Cashmore argues that, while you would expect high anxiety levels in students moving away to university in their first term, the research team was surprised by a spike of anxiety levels amongst students returning from home after Christmas.

“There were some really heartfelt videos that discussed things we hadn’t really appreciated the impact of,” she explains.

“One student talked about leaving her boyfriend at home, and when it got to Christmas she was nervous because of going back to a life she’d moved on from.

“Once home, it was hard getting back into the relationship with her boyfriend. And then when she arrived back at uni­versity, it was difficult, she said, to get back into friendships there because they hadn’t been made for very long.”

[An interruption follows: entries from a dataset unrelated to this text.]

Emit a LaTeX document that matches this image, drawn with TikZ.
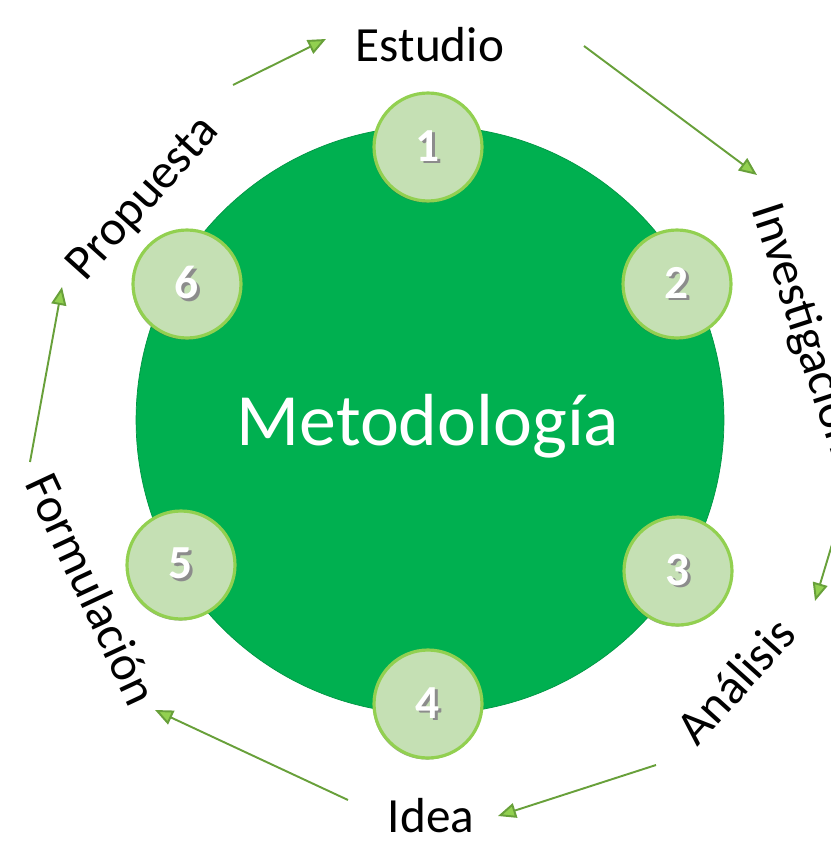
\documentclass[tikz,border=0pt]{standalone}
\usepackage{fontspec}
\setmainfont{Carlito}
\usepackage{xcolor}
\usepackage{tikz}
\usetikzlibrary{arrows.meta,shadows}
\definecolor{hubgreen}{RGB}{0,176,80}
\definecolor{ringgreen}{RGB}{146,208,80}
\definecolor{palegreen}{RGB}{197,224,180}
\definecolor{linegreen}{RGB}{104,160,58}
% white digit with a soft grey shadow
\newcommand{\stagenum}[1]{\makebox[0pt][l]{\hspace{1.3pt}\raisebox{-1.5pt}{\color{black!45}#1}}{\color{white}#1}}

\begin{document}
\begin{tikzpicture}[
  x=0.02cm, y=-0.02cm,
  hub/.style={circle, fill=hubgreen, draw=hubgreen!85!black, line width=0.4pt, minimum size=11.76cm, inner sep=0pt},
  stage/.style={circle, fill=palegreen, draw=ringgreen, line width=1.8pt, minimum size=2.16cm, inner sep=0pt,
    font=\fontsize{27}{30}\selectfont\bfseries,
    drop shadow={shadow xshift=-0.6pt, shadow yshift=-0.9pt, opacity=0.55, fill=black!70}},
  lab/.style={font=\fontsize{28}{34}\selectfont, anchor=base, inner sep=0pt},
  ar/.style={draw=linegreen, line width=1.1pt, -{Triangle[length=3.6mm, width=3mm, fill=ringgreen]}},
]
\useasboundingbox (0,0) rectangle (831,848);
% central circle
\node[hub] (hub) at (430,420) {};
\node[font=\fontsize{42}{48}\selectfont, text=white, anchor=base, inner sep=0pt] (title) at (428,445) {Metodología};
% numbered stages on the rim
\node[stage] (n1) at (428,147) {\stagenum{1}};
\node[stage] (n2) at (677,284) {\stagenum{2}};
\node[stage] (n3) at (678,571) {\stagenum{3}};
\node[stage] (n4) at (428,704) {\stagenum{4}};
\node[stage] (n5) at (181,565) {\stagenum{5}};
\node[stage] (n6) at (187,284) {\stagenum{6}};
% outer labels
\node[lab] (est) at (430,62) {Estudio};
\node[lab, rotate=-72] (inv) at (792,333) {Investigación};
\node[lab, rotate=48] (ana) at (748,692) {Análisis};
\node[lab] (ide) at (431,832) {Idea};
\node[lab, rotate=-65] (for) at (77,596) {Formulación};
\node[lab, rotate=48] (pro) at (153,207) {Propuesta};
% arrow ends
\coordinate (s1) at (233,85);  \coordinate (e1) at (326,39);
\coordinate (s2) at (584,46);  \coordinate (e2) at (757,175);
\coordinate (s3) at (852,478); \coordinate (e3) at (815,601);
\coordinate (s4) at (656,765); \coordinate (e4) at (498,816);
\coordinate (s5) at (348,800); \coordinate (e5) at (155,710);
\coordinate (s6) at (30,462);  \coordinate (e6) at (62,287);
\draw[ar] (s1) -- (e1);
\draw[ar] (s2) -- (e2);
\draw[ar] (s3) -- (e3);
\draw[ar] (s4) -- (e4);
\draw[ar] (s5) -- (e5);
\draw[ar] (s6) -- (e6);
\end{tikzpicture}
\end{document}
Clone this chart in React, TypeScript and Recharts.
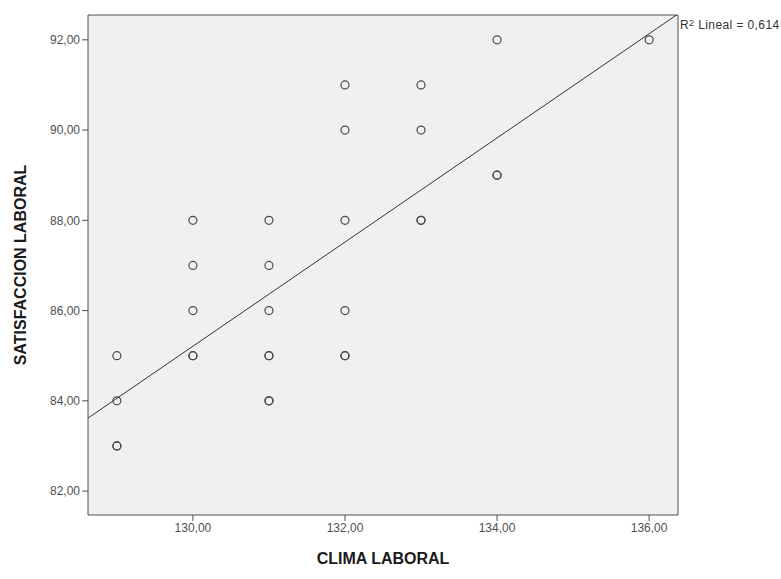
import React from 'react';
import {
  ScatterChart,
  Scatter,
  XAxis,
  YAxis,
  CartesianGrid,
  ReferenceLine,
  Label,
} from 'recharts';

// CLIMA LABORAL (x) vs SATISFACCION LABORAL (y); repeated pairs drawn darker
const clima = [
  129, 129, 129, 129,
  130, 130, 130, 130, 130,
  131, 131, 131, 131, 131, 131, 131,
  132, 132, 132, 132, 132, 132,
  133, 133, 133, 133,
  134, 134, 134,
  136,
];
const satisfaccion = [
  85, 84, 83, 83,
  88, 87, 86, 85, 85,
  88, 87, 86, 85, 85, 84, 84,
  91, 90, 88, 86, 85, 85,
  91, 90, 88, 88,
  92, 89, 89,
  92,
];

const xTicks = [130, 132, 134, 136];
const yTicks = [82, 84, 86, 88, 90, 92];
const xDomain = [128.62, 136.38];
const yDomain = [81.47, 92.55];

// linear fit: y = intercept + slope * x
const fitSlope = 1.154;
const fitIntercept = -64.81;
const rSquared = '0,614';

const data = clima.map((x, i) => ({ x, y: satisfaccion[i] }));
const fitAt = (x: number) => fitIntercept + fitSlope * x;

const fmt = (v: number) => v.toFixed(2).replace('.', ',');

const FONT = '"Liberation Sans", Arial, sans-serif';
const FRAME = '#4f4f4f';

const Ring = (props: any) => {
  const { cx, cy } = props;
  return <circle cx={cx} cy={cy} r={4} fill="none" stroke="#4a4a4a" strokeWidth={1.2} />;
};

const App: React.FC = () => {
  return (
    <div style={{ position: 'absolute', left: 0, top: 0, width: 781, height: 579, overflow: 'hidden', background: '#fff' }}>
      <ScatterChart width={781} height={579} margin={{ top: 15, right: 103, bottom: 0, left: 0 }}>
        <CartesianGrid horizontal={false} vertical={false} fill="#f0f0f0" fillOpacity={1} />
        <XAxis
          type="number"
          dataKey="x"
          domain={xDomain}
          allowDataOverflow
          ticks={xTicks}
          tickFormatter={fmt}
          height={64}
          stroke={FRAME}
          tickSize={6}
          tick={{ fill: '#505050', fontSize: 12, fontFamily: FONT }}
        >
          <Label
            content={(p: any) => {
              const vb = p.viewBox;
              return (
                <text
                  x={vb.x + vb.width / 2}
                  y={vb.y + 43}
                  textAnchor="middle"
                  dominantBaseline="central"
                  fontFamily={FONT}
                  fontWeight="bold"
                  fontSize={16}
                  fill="#1a1a1a"
                >
                  CLIMA LABORAL
                </text>
              );
            }}
          />
        </XAxis>
        <YAxis
          type="number"
          dataKey="y"
          domain={yDomain}
          allowDataOverflow
          ticks={yTicks}
          tickFormatter={fmt}
          width={88}
          stroke={FRAME}
          tickSize={6}
          tick={{ fill: '#505050', fontSize: 12, fontFamily: FONT }}
        >
          <Label
            content={(p: any) => {
              const vb = p.viewBox;
              const cx = vb.x + 20;
              const cy = vb.y + vb.height / 2;
              return (
                <text
                  x={cx}
                  y={cy}
                  transform={`rotate(-90, ${cx}, ${cy})`}
                  textAnchor="middle"
                  dominantBaseline="central"
                  fontFamily={FONT}
                  fontWeight="bold"
                  fontSize={16}
                  fill="#1a1a1a"
                >
                  SATISFACCION LABORAL
                </text>
              );
            }}
          />
        </YAxis>
        <ReferenceLine y={yDomain[1]} stroke={FRAME} />
        <ReferenceLine x={xDomain[1]} stroke={FRAME} />
        <ReferenceLine
          segment={[
            { x: xDomain[0], y: fitAt(xDomain[0]) },
            { x: xDomain[1], y: fitAt(xDomain[1]) },
          ]}
          stroke="#333"
          strokeWidth={1}
          ifOverflow="hidden"
        />
        <Scatter data={data} shape={<Ring />} isAnimationActive={false} />
      </ScatterChart>
      <div
        style={{
          position: 'absolute',
          left: 680,
          top: 19,
          fontFamily: FONT,
          fontSize: 12,
          letterSpacing: 0.4,
          color: '#333',
          whiteSpace: 'nowrap',
          lineHeight: '13px',
        }}
      >
        R<sup style={{ fontSize: 9, verticalAlign: 'top', lineHeight: '9px' }}>2</sup> Lineal = {rSquared}
      </div>
    </div>
  );
};

export default App;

Other students discussed concerns about exams which they were to sit in early January and which they did not feel ready for after the Christmas break.

A second-year Sussex student agreed; “It’s so hard to revise over the holidays and a month off is too long. It takes so long to get back up to speed, you’ve missed half the term before you’re ready to start it.”

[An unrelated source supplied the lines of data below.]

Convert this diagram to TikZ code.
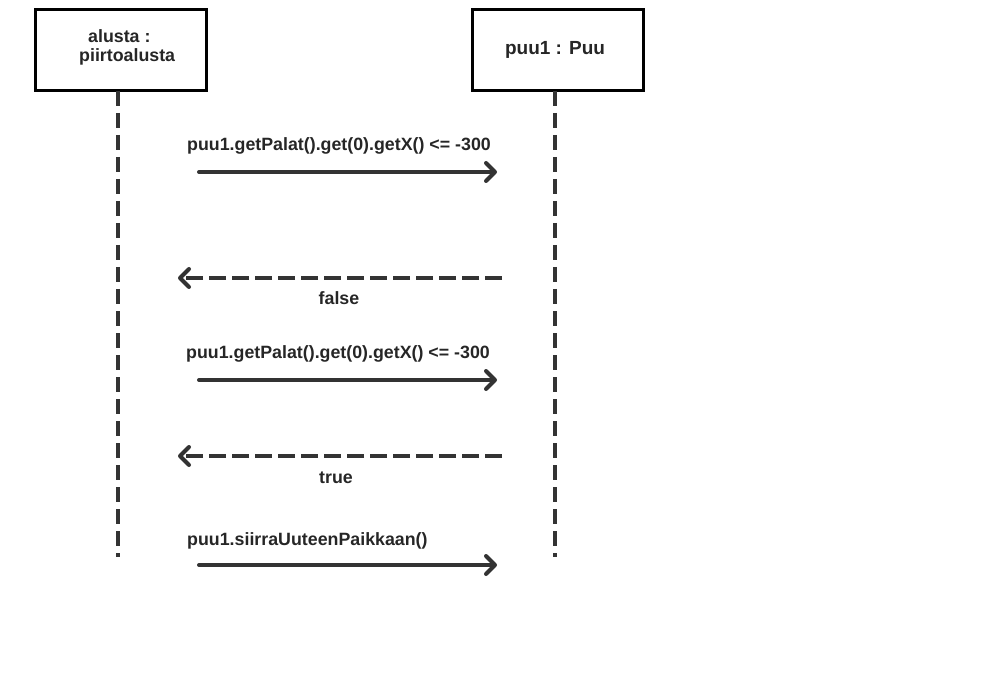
\documentclass[tikz,border=0pt]{standalone}
\usepackage{fontspec}
\setmainfont{Liberation Sans}
\usetikzlibrary{arrows.meta}
\begin{document}
\begin{tikzpicture}[x=1pt,y=-1pt,
  objbox/.style={draw=black,line width=3pt,fill=white},
  life/.style={draw=black!80,line width=4pt,dash pattern=on 15pt off 7pt},
  msg/.style={draw=black!80,line width=4pt,line cap=round,-{Straight Barb[length=9pt,width=18pt,round,line width=4pt]}},
  ret/.style={msg,dash pattern=on 17pt off 6pt,line cap=butt},
  lbl/.style={font=\bfseries\fontsize{17.8}{20}\selectfont,text=black!85,inner sep=0pt},
]
\useasboundingbox (0,0) rectangle (1000,700);
\draw[objbox] (35,10) rectangle (206,91);
\draw[objbox] (472,10) rectangle (643,91);
\node[lbl,anchor=west] (a1) at (88,36) {alusta :};
\node[lbl,anchor=west] (a2) at (79,57) {piirtoalusta};
\node[lbl,font=\bfseries\fontsize{19}{21}\selectfont] (p) at (555,50) {puu1 : Puu};
\coordinate (l1t) at (118,91); \coordinate (l1b) at (118,557);
\coordinate (l2t) at (555,91); \coordinate (l2b) at (555,557);
\draw[life] (l1t) -- (l1b);
\draw[life] (l2t) -- (l2b);
\coordinate (m1s) at (199,172); \coordinate (m1e) at (497,172);
\coordinate (r1s) at (502,278); \coordinate (r1e) at (178,278);
\coordinate (m2s) at (199,380); \coordinate (m2e) at (497,380);
\coordinate (r2s) at (502,456); \coordinate (r2e) at (178,456);
\coordinate (m3s) at (199,565); \coordinate (m3e) at (497,565);
\draw[msg] (m1s) -- (m1e);
\draw[ret] (r1s) -- (r1e);
\draw[msg] (m2s) -- (m2e);
\draw[ret] (r2s) -- (r2e);
\draw[msg] (m3s) -- (m3e);
\node[lbl,anchor=west] (t1) at (187,146) {puu1.getPalat().get(0).getX() <= -300};
\node[lbl] (t2) at (339,298) {false};
\node[lbl,anchor=west] (t3) at (186,354) {puu1.getPalat().get(0).getX() <= -300};
\node[lbl] (t4) at (336,478) {true};
\node[lbl,anchor=west] (t5) at (187,541) {puu1.siirraUuteenPaikkaan()};
\end{tikzpicture}
\end{document}
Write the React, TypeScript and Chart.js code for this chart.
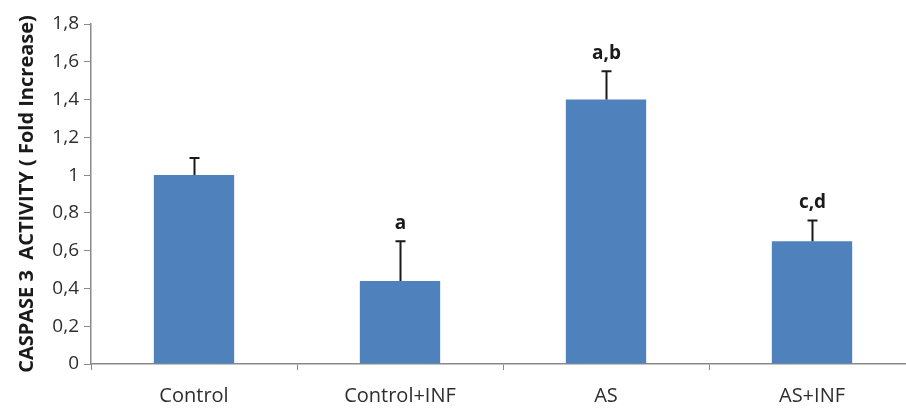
import React, { useEffect, useRef } from "react";
import { Chart, registerables } from "chart.js";

Chart.register(...registerables);

const categories = ["Control", "Control+INF", "AS", "AS+INF"];
const values = [1.0, 0.44, 1.4, 0.65];
const errors = [0.09, 0.21, 0.15, 0.11];
const letters = ["", "a", "a,b", "c,d"];
const yTicks = [0, 0.2, 0.4, 0.6, 0.8, 1, 1.2, 1.4, 1.6, 1.8];

const FONT = "'Open Sans', 'DejaVu Sans', sans-serif";

const errorBarPlugin = {
  id: "errorBars",
  afterDatasetsDraw(chart: any) {
    const ctx = chart.ctx;
    const meta = chart.getDatasetMeta(0);
    const y = chart.scales.y;
    ctx.save();
    meta.data.forEach((bar: any, i: number) => {
      const x = Math.round(bar.x) + 0.5;
      const yTop = y.getPixelForValue(values[i] + errors[i]);
      const yBase = y.getPixelForValue(values[i]);
      ctx.strokeStyle = "#1a1a1a";
      ctx.lineWidth = 2;
      ctx.beginPath();
      ctx.moveTo(x, yBase);
      ctx.lineTo(x, yTop);
      ctx.moveTo(x - 5, yTop);
      ctx.lineTo(x + 5, yTop);
      ctx.stroke();
      if (letters[i]) {
        ctx.fillStyle = "#1a1a1a";
        ctx.font = `bold 19px ${FONT}`;
        ctx.textAlign = "center";
        ctx.textBaseline = "alphabetic";
        ctx.fillText(letters[i], x, yTop - 12);
      }
    });
    ctx.restore();
  },
};

export default function App() {
  const ref = useRef<HTMLCanvasElement | null>(null);

  useEffect(() => {
    if (!ref.current) return;
    const chart = new Chart(ref.current, {
      type: "bar",
      data: {
        labels: categories,
        datasets: [
          {
            data: values,
            backgroundColor: "#4F81BD",
            borderWidth: 0,
            categoryPercentage: 1,
            barPercentage: 0.39,
          },
        ],
      },
      options: {
        animation: false,
        responsive: false,
        layout: { padding: { top: 24, right: 9, left: 0, bottom: 0 } },
        plugins: {
          legend: { display: false },
          tooltip: { enabled: false },
        },
        scales: {
          x: {
            grid: {
              offset: true,
              drawOnChartArea: false,
              drawTicks: true,
              tickLength: 6,
              color: "#8a8a8a",
            },
            border: { color: "#8a8a8a", width: 1.5 },
            ticks: {
              color: "#2e2e2e",
              font: { family: FONT, size: 20 },
              padding: 14,
              maxRotation: 0,
            },
            afterFit(scale: any) {
              scale.height = 46;
            },
          },
          y: {
            min: 0,
            max: 1.8,
            afterBuildTicks(scale: any) {
              scale.ticks = yTicks.map((v) => ({ value: v }));
            },
            grid: {
              drawOnChartArea: false,
              drawTicks: true,
              tickLength: 7,
              color: "#8a8a8a",
            },
            border: { color: "#8a8a8a", width: 1.5 },
            ticks: {
              color: "#2e2e2e",
              font: { family: FONT, size: 19 },
              padding: 5,
              callback: (v: any) => String(Math.round(Number(v) * 10) / 10).replace(".", ","),
            },
            title: {
              display: true,
              text: "CASPASE 3  ACTIVITY ( Fold Increase)",
              color: "#1a1a1a",
              font: { family: FONT, size: 20, weight: "bold" },
              padding: { top: 15, bottom: 0 },
            },
            afterFit(scale: any) {
              scale.width = 91;
            },
          },
        },
      },
      plugins: [errorBarPlugin],
    } as any);
    return () => chart.destroy();
  }, []);

  return (
    <div
      style={{
        position: "fixed",
        left: 0,
        top: 0,
        width: 906,
        height: 410,
        overflow: "hidden",
        background: "#fff",
      }}
    >
      <div style={{ width: 924, height: 410 }}>
        <canvas ref={ref} width={924} height={410} />
      </div>
    </div>
  );
}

A second Sussex MA student also agreed; “I hated coming back after the holidays to a cold house and without my family. There was this mass of work which I hadn’t done and what seemed like no time to do it in.”

While some may see these as transito­ry concerns (an individual will certainly have to deal with more in their life than a cold house and a long holiday), Cashmore considers the study can have important practical applications. The central point of the study, she argues, is to discover what prompts students to drop out of university and how best to support them so they don’t.

35,000 students in England every year drop out of their degree courses. Not only is it expensive and demoral­ising for students, it also reflects badly on the Universities they studied at. In 2007-8 the University of Sussex’s drop out figures were 2.9%, one of the lowest in the country and well below the national average. Nonetheless, it is unsurprising that HE managers are keen to find ways of helping undergraduates successfully weather the pressures of studying at University level. A study looking at the reasons students dropped out showed a third said they didn’t enjoy university life, while only 8% cited debt as an issue.

One Sussex student said; “It will be interesting to see if our low drop out rates increase now university management want to scrap all our student support.”

Recurring themes in Cashmore’s video diaries include worries over set­tling into new accommodation, coping with new personal relationships and adapting to new styles of teaching and learning, and these do not end with the end of first year.

As a result of these findings, Leicester has committed to putting in place support for students at strategic times in their courses. These include Podcasts with advice for Freshers on how to negotiate their first University experience, how to deal with post-Christmas exam stress and what to expect with the increasing pressures of second and third years.

The university is also considering moving its first set of first-year exams so that students aren’t hit with tests while barely yet recovered from their new year hang¬over.

“When students first come to uni, there are lots of things put on to support them, such as mentoring and meeting with personal tutors, but it’s not just in October that it’s needed, it’s needed in January, too,” says Cashmore. “It’s not about mollycoddling the students – it’s about recognising the stressful elements that do occur in doing a degree.”